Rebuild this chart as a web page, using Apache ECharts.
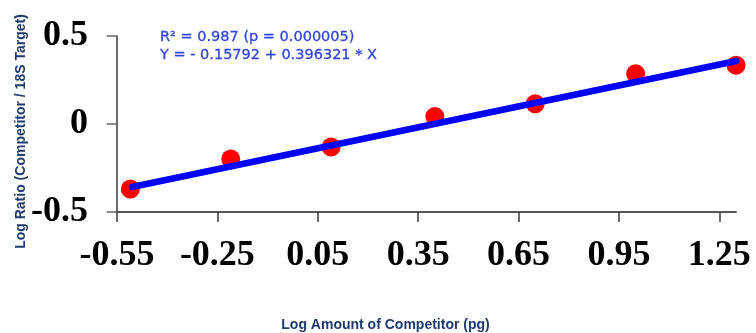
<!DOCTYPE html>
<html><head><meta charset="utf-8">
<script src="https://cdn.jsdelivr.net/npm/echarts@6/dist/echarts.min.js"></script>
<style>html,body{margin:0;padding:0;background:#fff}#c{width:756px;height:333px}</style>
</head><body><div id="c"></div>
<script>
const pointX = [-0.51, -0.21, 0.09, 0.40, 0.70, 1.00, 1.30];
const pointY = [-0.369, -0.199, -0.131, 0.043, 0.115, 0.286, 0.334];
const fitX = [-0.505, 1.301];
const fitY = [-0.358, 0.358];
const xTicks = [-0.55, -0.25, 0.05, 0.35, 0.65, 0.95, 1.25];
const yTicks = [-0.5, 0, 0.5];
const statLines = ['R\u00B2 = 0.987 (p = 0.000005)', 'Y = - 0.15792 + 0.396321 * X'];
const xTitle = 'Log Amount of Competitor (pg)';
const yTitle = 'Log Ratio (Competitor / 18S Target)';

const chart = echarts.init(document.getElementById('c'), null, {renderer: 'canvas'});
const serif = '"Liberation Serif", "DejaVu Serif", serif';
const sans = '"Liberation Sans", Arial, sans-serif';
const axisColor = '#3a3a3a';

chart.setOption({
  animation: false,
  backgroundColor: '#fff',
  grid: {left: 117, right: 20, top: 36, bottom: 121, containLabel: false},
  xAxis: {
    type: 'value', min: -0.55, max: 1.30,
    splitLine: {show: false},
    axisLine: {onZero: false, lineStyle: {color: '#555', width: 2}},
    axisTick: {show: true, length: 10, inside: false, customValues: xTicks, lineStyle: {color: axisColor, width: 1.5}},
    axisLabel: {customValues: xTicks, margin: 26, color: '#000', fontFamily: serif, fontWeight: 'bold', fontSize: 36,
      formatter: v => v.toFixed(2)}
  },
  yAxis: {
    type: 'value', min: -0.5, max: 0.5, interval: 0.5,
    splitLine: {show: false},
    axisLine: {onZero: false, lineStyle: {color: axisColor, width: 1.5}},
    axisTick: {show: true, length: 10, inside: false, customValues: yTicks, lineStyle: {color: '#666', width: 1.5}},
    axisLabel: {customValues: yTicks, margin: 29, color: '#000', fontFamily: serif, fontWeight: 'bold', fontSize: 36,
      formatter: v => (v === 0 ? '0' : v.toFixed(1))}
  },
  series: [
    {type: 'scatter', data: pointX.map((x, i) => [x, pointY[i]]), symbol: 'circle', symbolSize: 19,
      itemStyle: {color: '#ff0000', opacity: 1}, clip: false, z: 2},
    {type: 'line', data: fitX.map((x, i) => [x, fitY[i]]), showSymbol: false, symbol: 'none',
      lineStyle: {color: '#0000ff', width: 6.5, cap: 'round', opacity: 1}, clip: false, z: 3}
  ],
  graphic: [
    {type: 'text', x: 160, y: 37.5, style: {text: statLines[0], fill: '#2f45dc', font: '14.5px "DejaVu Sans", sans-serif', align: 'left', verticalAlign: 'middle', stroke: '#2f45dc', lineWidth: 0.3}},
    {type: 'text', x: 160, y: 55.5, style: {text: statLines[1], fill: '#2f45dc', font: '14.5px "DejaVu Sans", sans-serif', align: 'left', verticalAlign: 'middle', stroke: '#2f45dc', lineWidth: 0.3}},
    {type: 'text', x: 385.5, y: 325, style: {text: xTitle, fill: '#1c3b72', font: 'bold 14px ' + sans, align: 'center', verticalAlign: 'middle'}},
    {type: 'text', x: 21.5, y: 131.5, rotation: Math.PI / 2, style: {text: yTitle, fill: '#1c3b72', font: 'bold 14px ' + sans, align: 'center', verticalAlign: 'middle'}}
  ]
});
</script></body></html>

- - - -

▶ _WHAT IS EXPECTED_
Everything from the top line of the data down to and including the line with "const yTitle = 'Log" is to be copied, except the pictures.

▶ _EXERCISE RESPONSE_
Rebuild this chart as a web page, using Apache ECharts.
<!DOCTYPE html>
<html><head><meta charset="utf-8">
<script src="https://cdn.jsdelivr.net/npm/echarts@6/dist/echarts.min.js"></script>
<style>html,body{margin:0;padding:0;background:#fff}#c{width:756px;height:333px}</style>
</head><body><div id="c"></div>
<script>
const pointX = [-0.51, -0.21, 0.09, 0.40, 0.70, 1.00, 1.30];
const pointY = [-0.369, -0.199, -0.131, 0.043, 0.115, 0.286, 0.334];
const fitX = [-0.505, 1.301];
const fitY = [-0.358, 0.358];
const xTicks = [-0.55, -0.25, 0.05, 0.35, 0.65, 0.95, 1.25];
const yTicks = [-0.5, 0, 0.5];
const statLines = ['R\u00B2 = 0.987 (p = 0.000005)', 'Y = - 0.15792 + 0.396321 * X'];
const xTitle = 'Log Amount of Competitor (pg)';
const yTitle = 'Log Ratio (Competitor / 18S Target)';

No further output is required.